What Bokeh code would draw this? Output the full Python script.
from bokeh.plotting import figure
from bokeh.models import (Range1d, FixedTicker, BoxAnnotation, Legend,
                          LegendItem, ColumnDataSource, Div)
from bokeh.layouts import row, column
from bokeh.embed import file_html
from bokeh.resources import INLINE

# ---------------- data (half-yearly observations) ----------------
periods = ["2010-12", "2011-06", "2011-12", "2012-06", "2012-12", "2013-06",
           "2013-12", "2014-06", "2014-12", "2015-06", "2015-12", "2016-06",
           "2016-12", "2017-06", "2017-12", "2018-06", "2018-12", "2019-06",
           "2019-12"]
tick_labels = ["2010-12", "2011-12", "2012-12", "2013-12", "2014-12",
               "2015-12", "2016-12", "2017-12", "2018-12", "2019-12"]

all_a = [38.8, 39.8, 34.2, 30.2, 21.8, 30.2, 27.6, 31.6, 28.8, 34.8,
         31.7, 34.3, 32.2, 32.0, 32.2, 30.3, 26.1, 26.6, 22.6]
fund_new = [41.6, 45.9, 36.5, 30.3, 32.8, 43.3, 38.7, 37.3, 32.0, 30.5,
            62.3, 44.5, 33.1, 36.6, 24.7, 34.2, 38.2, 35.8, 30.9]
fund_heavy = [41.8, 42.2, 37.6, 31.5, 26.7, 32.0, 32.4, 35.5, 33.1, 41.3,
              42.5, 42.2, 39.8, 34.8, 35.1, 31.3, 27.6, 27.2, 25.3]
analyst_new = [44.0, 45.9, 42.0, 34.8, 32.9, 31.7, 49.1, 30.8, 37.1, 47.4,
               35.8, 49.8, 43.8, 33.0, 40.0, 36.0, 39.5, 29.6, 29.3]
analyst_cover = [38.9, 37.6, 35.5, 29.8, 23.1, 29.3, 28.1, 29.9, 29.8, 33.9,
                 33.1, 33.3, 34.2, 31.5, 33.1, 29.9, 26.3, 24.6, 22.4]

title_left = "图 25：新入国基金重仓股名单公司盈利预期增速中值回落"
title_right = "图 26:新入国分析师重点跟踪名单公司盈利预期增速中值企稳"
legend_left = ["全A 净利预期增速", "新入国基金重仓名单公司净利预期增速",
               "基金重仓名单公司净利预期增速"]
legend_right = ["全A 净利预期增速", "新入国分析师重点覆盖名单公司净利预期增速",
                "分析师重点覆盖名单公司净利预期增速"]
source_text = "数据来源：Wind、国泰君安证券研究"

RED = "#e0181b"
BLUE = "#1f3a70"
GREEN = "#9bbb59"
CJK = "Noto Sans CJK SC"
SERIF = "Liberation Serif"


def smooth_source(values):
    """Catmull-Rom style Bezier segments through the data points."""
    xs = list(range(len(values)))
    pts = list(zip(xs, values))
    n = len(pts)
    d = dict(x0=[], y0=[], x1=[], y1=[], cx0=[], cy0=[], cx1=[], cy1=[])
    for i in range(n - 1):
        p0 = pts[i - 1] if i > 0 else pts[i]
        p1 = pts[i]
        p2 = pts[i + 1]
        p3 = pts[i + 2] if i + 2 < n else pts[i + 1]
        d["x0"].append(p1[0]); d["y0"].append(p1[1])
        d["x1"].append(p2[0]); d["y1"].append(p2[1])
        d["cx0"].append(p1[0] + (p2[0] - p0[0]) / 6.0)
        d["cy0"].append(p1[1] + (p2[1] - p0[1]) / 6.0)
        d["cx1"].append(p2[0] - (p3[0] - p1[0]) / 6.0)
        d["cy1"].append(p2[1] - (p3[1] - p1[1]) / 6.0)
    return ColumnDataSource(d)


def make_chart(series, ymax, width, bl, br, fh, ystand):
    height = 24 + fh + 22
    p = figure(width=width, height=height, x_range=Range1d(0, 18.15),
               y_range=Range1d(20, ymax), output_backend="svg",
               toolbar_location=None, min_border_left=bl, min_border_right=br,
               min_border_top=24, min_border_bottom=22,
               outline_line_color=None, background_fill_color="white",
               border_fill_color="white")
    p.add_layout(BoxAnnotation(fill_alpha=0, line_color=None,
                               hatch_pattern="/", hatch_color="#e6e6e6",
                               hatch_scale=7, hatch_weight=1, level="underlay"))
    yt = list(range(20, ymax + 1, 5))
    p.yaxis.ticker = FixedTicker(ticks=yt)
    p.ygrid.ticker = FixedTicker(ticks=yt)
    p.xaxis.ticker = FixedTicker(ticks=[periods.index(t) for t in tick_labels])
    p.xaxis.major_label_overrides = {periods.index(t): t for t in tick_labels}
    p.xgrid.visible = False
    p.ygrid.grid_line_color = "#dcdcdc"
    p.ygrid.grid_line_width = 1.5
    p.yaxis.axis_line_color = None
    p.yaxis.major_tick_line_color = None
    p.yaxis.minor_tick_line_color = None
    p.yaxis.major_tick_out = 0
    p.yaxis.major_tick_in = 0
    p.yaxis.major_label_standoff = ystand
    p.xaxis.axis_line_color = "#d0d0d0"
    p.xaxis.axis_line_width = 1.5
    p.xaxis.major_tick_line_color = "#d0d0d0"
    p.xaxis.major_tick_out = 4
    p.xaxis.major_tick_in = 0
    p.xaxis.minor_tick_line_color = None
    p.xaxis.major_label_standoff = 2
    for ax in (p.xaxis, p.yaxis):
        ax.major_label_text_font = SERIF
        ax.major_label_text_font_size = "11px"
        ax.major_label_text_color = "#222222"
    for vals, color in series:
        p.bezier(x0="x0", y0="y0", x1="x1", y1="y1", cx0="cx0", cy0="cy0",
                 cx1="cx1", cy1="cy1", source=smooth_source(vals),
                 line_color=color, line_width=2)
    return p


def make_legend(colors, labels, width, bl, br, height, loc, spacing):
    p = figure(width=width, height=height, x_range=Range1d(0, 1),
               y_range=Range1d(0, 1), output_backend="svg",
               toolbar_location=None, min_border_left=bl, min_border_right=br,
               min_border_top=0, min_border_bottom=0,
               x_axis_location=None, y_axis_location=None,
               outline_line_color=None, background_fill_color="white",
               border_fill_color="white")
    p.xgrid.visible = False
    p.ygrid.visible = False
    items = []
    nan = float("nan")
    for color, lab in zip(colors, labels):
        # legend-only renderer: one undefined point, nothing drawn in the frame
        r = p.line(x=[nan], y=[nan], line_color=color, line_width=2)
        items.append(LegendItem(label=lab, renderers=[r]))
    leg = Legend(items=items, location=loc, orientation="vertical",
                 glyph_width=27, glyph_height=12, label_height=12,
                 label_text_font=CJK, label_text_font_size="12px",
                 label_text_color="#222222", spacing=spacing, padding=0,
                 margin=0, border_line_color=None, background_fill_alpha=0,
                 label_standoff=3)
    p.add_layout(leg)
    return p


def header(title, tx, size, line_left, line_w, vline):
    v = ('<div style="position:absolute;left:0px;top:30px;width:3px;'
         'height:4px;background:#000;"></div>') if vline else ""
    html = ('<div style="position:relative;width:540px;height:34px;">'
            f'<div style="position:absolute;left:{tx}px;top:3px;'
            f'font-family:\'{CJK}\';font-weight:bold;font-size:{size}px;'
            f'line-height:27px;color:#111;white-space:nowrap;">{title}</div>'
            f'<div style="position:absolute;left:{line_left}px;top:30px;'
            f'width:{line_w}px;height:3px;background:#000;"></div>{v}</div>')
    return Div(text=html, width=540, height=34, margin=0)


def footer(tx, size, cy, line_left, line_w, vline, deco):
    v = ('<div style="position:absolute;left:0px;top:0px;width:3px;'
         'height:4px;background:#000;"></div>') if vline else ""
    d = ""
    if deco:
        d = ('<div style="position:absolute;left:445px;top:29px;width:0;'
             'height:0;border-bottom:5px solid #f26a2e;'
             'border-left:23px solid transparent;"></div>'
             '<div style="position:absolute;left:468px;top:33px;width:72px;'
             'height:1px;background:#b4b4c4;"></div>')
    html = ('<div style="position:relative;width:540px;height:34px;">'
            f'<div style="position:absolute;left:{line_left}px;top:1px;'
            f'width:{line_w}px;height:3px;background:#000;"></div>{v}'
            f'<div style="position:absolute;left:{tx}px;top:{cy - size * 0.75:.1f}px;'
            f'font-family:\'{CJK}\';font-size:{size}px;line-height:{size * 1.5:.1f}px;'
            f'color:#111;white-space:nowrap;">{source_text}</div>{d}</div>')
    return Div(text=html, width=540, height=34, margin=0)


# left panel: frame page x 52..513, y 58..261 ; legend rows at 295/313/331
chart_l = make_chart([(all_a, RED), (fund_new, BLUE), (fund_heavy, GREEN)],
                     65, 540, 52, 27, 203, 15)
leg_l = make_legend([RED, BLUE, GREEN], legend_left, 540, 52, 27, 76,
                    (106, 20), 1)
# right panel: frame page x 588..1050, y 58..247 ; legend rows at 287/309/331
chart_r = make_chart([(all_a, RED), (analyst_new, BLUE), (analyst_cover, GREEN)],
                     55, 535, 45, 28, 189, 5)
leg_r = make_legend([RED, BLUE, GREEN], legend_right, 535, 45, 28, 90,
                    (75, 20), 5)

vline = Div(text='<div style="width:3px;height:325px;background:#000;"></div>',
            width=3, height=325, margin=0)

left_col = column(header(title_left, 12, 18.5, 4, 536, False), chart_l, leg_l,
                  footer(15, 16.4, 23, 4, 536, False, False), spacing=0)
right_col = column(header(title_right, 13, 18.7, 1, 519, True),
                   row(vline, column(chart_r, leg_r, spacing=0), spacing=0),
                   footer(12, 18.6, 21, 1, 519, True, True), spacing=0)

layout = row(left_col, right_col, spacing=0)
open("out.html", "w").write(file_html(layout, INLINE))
--- --- ---
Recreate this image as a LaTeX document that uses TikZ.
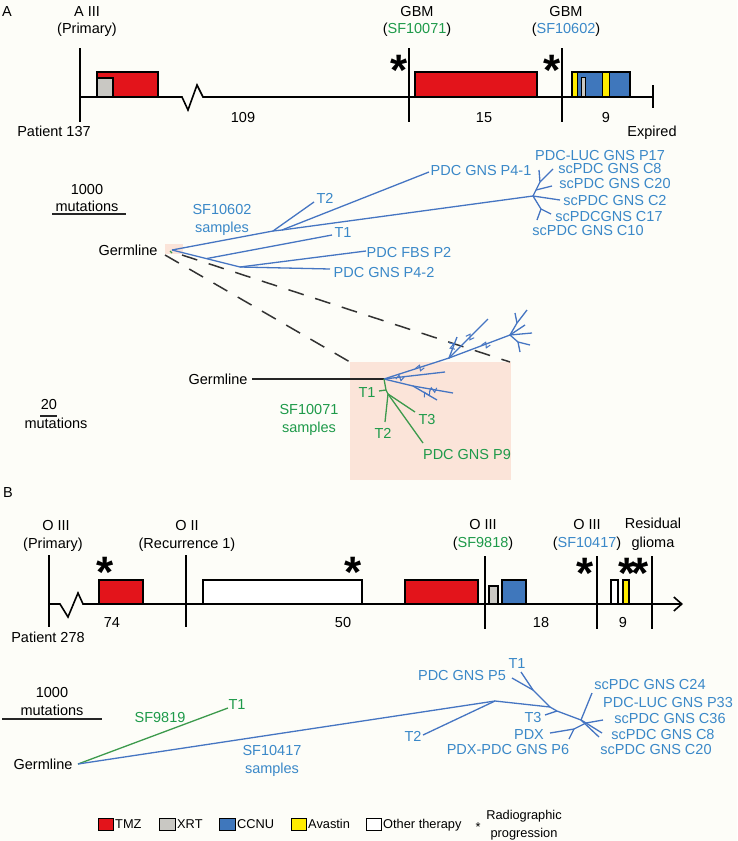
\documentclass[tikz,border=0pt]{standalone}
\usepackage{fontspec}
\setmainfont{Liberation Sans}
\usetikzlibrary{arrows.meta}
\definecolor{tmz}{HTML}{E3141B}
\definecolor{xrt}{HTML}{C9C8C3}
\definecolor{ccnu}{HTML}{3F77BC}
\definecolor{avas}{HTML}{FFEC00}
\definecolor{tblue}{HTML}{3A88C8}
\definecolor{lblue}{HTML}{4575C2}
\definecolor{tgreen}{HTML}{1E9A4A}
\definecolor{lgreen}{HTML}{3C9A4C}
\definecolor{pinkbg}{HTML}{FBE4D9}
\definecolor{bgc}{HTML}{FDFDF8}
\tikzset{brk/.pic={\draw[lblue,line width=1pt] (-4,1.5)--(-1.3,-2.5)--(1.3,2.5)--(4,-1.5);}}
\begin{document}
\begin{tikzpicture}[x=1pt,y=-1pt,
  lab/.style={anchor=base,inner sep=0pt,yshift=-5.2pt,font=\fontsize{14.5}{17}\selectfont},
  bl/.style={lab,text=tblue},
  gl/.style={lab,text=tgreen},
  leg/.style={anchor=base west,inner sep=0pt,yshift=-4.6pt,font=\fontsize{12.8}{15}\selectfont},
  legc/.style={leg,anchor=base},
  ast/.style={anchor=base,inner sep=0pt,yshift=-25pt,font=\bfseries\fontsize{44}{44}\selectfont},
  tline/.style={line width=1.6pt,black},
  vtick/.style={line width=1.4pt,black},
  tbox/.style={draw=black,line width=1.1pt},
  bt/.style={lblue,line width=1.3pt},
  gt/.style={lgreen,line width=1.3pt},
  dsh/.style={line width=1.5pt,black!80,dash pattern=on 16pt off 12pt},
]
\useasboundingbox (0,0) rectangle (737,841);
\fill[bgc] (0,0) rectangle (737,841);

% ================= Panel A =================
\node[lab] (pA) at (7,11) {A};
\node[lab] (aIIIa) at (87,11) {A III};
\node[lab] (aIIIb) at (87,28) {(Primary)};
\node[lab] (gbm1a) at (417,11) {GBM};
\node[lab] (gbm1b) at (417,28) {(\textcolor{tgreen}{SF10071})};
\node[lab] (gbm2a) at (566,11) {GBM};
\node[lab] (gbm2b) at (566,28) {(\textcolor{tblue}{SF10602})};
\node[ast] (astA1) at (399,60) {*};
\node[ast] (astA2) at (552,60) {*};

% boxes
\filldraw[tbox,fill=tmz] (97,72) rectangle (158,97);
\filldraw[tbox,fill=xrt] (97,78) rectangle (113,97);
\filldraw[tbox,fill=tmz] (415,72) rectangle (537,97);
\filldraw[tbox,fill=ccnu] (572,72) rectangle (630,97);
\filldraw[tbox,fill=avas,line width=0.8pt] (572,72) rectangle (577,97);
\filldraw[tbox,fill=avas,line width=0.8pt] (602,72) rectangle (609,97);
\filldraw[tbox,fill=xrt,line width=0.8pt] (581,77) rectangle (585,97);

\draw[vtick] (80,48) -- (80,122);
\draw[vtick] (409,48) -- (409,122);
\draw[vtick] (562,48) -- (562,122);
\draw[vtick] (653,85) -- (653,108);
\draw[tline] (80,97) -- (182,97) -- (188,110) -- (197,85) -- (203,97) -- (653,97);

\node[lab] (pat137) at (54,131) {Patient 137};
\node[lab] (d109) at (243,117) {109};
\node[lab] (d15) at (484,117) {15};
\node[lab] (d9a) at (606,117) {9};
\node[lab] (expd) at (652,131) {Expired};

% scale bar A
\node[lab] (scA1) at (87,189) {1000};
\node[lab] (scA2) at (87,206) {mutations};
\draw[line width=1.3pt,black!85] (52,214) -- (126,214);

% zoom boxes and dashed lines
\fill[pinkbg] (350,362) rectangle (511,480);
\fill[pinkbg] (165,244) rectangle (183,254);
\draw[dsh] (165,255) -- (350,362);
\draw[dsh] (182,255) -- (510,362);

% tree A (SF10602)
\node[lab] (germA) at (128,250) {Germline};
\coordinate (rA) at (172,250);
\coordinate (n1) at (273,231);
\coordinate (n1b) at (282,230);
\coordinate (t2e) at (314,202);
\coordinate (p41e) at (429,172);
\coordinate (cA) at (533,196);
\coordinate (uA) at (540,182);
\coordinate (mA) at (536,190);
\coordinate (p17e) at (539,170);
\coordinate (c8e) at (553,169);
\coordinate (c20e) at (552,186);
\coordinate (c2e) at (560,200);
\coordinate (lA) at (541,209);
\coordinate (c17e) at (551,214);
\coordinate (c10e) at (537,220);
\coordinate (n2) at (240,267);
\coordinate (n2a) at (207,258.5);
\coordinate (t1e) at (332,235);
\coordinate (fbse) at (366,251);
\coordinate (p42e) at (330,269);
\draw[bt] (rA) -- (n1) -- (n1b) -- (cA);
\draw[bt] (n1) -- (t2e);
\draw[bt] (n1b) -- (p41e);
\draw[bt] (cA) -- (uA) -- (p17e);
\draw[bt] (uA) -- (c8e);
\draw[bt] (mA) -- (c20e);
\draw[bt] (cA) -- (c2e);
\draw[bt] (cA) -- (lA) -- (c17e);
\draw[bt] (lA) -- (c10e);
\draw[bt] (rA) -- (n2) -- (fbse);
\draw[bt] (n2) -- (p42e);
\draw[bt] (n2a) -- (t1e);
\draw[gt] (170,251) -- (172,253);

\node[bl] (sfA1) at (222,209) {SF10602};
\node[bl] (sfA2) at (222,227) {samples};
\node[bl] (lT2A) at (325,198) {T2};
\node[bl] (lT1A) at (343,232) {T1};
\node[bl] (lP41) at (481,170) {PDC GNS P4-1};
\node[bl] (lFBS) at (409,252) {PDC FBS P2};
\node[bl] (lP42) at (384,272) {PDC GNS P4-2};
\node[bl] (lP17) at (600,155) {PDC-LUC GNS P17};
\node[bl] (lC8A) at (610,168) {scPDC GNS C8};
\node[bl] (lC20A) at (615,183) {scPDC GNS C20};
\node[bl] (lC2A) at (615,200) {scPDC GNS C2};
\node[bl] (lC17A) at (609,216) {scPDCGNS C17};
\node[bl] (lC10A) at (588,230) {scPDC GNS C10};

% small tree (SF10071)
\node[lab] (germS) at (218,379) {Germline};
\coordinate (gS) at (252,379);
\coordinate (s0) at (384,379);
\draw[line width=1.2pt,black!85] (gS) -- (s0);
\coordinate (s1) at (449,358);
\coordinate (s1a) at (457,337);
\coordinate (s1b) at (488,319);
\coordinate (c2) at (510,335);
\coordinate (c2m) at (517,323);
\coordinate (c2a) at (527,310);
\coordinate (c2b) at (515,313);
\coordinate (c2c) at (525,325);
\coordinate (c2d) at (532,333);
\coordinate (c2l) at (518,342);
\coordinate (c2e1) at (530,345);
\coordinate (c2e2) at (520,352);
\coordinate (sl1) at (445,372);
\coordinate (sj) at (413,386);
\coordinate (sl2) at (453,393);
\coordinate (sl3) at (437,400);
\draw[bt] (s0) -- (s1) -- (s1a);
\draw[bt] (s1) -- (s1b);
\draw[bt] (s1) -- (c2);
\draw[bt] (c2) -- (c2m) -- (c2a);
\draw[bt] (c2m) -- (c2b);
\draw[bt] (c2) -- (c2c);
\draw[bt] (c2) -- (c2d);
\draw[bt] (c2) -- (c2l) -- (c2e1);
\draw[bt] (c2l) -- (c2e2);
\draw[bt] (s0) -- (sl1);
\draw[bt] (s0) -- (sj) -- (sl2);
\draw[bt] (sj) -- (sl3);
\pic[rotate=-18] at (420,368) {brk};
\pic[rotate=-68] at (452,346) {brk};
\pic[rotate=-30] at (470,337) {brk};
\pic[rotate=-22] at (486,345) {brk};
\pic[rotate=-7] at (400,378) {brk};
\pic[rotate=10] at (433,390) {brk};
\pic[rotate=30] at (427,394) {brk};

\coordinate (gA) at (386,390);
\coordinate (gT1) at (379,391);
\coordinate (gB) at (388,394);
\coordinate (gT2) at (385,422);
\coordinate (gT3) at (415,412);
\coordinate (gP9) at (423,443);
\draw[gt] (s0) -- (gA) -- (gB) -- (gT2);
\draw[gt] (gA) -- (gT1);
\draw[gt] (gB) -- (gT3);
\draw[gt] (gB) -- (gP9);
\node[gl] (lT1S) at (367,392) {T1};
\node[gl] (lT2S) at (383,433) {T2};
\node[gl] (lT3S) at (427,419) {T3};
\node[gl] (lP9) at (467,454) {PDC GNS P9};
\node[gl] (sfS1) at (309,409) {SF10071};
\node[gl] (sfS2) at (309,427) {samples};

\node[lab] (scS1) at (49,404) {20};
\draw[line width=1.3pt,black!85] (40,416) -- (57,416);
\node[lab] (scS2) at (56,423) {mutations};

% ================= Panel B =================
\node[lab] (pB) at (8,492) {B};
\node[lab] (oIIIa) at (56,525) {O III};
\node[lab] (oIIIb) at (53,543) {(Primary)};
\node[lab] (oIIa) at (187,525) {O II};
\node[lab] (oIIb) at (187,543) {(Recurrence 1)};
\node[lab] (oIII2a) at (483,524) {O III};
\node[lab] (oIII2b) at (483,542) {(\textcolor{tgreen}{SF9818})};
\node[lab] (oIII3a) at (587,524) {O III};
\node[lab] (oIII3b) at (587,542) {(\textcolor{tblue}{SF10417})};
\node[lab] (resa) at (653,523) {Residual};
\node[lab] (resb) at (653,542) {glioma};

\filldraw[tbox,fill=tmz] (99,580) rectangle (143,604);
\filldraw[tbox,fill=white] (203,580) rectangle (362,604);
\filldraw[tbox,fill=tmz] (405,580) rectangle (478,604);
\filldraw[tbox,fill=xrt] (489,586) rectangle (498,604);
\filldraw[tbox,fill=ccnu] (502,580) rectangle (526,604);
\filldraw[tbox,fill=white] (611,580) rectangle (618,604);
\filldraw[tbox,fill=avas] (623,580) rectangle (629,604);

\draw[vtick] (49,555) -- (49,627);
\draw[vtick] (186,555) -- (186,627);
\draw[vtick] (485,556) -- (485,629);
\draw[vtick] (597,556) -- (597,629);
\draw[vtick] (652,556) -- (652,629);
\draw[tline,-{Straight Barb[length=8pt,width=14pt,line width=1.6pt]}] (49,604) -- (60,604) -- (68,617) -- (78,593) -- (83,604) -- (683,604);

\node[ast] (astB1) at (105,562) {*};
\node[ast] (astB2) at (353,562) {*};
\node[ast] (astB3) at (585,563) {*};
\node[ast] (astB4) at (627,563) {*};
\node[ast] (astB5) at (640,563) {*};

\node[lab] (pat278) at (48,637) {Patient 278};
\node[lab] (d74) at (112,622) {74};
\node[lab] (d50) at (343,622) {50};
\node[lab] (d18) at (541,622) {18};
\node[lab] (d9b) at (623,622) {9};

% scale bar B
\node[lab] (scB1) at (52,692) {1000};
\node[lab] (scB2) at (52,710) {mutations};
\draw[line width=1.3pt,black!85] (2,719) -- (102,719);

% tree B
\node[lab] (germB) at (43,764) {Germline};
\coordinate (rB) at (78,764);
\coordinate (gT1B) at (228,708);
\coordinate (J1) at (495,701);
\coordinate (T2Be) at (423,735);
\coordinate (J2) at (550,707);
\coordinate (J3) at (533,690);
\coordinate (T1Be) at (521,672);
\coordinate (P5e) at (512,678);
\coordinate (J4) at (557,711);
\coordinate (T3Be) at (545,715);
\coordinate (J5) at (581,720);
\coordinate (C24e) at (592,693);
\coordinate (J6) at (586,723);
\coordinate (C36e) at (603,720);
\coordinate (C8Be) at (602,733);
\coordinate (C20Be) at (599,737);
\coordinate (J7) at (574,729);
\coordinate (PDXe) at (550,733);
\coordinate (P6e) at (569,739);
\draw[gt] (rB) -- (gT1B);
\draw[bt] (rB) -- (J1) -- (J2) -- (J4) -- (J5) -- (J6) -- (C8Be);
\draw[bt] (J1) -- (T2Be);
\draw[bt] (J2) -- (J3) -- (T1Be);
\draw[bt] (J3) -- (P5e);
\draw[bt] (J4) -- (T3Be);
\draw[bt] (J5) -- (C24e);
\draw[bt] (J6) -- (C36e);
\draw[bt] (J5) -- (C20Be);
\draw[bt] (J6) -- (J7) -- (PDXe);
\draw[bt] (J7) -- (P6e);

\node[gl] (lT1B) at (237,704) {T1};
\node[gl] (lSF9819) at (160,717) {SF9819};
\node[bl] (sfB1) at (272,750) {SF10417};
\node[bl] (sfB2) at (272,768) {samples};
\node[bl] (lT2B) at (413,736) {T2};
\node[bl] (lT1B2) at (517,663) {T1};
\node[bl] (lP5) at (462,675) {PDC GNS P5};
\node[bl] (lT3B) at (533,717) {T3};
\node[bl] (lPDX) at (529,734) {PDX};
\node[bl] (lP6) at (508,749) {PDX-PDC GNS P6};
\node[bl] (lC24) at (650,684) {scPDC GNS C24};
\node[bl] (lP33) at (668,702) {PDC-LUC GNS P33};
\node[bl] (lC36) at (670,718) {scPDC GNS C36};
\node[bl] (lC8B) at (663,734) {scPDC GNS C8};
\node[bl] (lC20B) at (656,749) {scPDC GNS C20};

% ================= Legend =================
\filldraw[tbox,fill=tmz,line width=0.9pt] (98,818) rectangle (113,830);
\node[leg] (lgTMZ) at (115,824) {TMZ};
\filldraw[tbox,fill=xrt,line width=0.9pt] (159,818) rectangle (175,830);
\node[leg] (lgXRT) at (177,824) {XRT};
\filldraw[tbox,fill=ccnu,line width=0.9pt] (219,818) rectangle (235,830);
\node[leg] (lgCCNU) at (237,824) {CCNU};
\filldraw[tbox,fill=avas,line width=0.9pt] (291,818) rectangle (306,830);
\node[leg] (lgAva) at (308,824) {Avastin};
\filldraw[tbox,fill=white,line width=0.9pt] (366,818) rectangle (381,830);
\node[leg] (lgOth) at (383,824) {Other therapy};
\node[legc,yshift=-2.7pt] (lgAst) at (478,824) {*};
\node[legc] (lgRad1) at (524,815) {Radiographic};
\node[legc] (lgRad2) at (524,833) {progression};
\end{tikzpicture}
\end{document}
--- --- ---
### EXERCISE PROMPT
Give back, exactly as written, each line from the one that contains "What Bokeh code" through the one that contains "from bokeh.resources import INLINE".

### FINAL RESULT
What Bokeh code would draw this? Output the full Python script.
from bokeh.plotting import figure
from bokeh.models import (Range1d, FixedTicker, BoxAnnotation, Legend,
                          LegendItem, ColumnDataSource, Div)
from bokeh.layouts import row, column
from bokeh.embed import file_html
from bokeh.resources import INLINE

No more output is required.